- SHORT PROBLEM: From the first line of the listing below to the line with "const yStep = 10;", print each line exactly, and nothing more. Leave out the pictures.

- INFORMATION SHOWN:
* begin *
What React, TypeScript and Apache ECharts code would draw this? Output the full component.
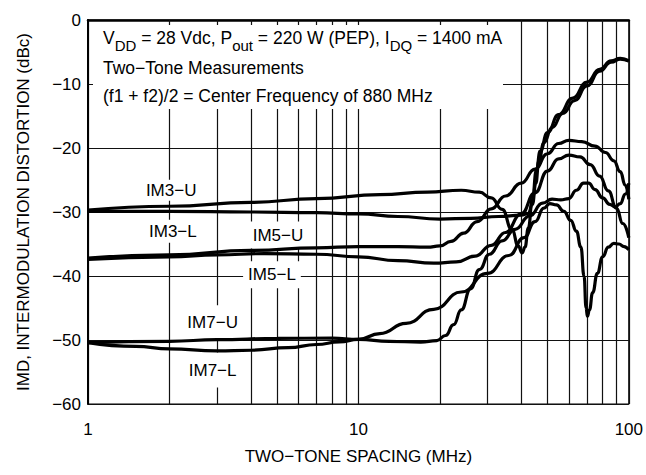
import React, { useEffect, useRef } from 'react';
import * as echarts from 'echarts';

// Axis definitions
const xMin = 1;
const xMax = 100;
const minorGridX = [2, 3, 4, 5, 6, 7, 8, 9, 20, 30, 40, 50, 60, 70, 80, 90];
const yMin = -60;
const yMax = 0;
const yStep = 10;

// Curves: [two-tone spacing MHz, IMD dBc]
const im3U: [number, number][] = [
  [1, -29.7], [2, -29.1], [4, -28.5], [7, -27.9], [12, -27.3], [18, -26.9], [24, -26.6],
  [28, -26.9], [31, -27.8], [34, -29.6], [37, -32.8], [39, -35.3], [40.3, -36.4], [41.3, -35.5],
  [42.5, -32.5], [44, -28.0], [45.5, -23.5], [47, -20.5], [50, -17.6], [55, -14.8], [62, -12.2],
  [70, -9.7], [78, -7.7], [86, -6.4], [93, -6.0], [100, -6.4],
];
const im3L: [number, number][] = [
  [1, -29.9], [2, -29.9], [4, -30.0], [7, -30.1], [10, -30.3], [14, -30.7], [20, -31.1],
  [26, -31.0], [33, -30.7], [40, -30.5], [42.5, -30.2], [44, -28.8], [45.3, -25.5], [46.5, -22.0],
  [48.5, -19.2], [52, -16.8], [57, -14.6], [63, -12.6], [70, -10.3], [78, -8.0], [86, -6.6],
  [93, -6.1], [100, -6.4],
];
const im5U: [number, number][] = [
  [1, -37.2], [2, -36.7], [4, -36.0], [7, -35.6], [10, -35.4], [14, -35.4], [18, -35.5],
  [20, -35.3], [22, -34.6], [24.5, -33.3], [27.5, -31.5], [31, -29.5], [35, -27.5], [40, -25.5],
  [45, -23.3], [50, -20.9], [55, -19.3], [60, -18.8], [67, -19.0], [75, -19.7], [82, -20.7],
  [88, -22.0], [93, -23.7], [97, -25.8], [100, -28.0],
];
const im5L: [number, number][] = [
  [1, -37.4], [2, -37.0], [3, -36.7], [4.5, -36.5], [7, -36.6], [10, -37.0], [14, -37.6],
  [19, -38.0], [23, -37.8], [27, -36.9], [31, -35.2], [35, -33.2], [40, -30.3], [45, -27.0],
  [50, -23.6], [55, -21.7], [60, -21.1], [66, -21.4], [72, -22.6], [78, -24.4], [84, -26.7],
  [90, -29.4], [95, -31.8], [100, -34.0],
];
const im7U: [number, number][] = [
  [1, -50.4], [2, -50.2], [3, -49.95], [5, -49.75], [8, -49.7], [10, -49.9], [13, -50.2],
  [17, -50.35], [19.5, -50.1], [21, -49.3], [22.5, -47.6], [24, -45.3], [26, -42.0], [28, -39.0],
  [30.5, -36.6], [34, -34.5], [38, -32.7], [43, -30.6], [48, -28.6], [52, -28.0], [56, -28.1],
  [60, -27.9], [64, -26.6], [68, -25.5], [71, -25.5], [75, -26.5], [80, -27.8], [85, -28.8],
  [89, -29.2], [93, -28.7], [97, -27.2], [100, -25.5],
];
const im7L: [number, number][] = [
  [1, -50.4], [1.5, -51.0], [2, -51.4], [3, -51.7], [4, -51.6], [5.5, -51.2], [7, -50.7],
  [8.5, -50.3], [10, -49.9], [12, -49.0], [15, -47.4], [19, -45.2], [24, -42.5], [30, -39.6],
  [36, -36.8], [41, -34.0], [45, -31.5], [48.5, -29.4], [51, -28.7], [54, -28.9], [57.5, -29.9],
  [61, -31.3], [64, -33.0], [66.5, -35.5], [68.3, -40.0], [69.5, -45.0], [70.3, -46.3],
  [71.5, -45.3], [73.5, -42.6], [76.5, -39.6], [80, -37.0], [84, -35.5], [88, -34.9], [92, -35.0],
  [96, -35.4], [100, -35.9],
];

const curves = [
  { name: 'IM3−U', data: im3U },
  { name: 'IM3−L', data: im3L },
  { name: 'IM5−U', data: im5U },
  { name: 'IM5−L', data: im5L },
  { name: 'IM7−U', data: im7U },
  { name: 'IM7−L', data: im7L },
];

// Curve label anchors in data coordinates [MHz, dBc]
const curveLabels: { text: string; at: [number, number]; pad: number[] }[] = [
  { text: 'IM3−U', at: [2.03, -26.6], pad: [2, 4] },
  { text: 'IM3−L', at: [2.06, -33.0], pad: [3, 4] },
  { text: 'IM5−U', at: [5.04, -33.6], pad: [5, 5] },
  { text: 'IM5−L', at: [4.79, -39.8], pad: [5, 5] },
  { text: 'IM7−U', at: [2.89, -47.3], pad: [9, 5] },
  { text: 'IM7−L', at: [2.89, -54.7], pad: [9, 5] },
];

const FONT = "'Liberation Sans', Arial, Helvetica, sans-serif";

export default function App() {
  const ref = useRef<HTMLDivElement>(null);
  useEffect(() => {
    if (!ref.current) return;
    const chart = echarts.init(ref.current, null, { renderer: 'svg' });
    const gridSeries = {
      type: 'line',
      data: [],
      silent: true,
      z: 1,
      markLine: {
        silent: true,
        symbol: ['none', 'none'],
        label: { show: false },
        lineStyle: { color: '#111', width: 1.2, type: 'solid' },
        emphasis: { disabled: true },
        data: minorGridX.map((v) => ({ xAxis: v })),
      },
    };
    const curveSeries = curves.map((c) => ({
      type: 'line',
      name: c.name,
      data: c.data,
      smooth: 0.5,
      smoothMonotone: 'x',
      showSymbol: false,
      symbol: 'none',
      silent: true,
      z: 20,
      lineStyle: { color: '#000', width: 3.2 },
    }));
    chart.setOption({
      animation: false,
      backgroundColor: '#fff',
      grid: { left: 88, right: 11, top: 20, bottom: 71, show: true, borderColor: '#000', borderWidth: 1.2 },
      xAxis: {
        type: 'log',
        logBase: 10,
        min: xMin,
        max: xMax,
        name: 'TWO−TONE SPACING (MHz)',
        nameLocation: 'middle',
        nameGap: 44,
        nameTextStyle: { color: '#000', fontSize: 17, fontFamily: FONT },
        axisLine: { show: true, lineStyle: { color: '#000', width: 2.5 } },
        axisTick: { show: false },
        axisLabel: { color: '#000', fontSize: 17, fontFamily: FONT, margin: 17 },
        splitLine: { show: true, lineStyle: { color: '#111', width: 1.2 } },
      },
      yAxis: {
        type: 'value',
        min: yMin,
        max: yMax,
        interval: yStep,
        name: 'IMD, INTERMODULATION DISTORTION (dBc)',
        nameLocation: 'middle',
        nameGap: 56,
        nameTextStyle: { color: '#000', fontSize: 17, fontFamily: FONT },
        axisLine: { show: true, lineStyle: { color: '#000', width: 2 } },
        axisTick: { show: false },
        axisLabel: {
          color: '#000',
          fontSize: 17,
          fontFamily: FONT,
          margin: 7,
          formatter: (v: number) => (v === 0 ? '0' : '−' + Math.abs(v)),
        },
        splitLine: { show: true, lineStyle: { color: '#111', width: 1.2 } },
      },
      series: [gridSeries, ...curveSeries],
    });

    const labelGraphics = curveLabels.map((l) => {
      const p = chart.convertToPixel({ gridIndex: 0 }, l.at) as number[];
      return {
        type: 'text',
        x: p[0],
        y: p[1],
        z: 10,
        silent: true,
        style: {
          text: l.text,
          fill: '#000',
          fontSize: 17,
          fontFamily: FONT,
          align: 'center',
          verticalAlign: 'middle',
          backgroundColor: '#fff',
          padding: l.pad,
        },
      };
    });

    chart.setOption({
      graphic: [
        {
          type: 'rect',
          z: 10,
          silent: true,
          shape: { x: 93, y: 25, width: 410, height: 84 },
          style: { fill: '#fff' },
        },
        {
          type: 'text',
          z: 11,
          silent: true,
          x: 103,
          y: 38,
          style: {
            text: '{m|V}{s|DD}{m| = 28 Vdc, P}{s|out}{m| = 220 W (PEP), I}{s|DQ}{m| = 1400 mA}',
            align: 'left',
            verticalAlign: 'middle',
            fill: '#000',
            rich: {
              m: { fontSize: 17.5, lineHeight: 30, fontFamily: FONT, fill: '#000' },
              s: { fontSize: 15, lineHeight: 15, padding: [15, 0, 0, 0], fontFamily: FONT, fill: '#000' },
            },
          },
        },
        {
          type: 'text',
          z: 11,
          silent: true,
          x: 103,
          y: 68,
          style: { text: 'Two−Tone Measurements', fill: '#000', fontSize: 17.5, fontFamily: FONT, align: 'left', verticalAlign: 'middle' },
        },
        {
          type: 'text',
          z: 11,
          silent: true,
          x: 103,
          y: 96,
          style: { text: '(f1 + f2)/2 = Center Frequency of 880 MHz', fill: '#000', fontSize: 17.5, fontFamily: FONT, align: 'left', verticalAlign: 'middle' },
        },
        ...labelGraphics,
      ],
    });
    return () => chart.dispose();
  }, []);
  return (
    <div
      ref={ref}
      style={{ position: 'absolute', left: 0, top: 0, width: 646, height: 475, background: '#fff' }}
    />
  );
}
* end *
- RESULT OF THE TASK:
What React, TypeScript and Apache ECharts code would draw this? Output the full component.
import React, { useEffect, useRef } from 'react';
import * as echarts from 'echarts';

// Axis definitions
const xMin = 1;
const xMax = 100;
const minorGridX = [2, 3, 4, 5, 6, 7, 8, 9, 20, 30, 40, 50, 60, 70, 80, 90];
const yMin = -60;
const yMax = 0;
const yStep = 10;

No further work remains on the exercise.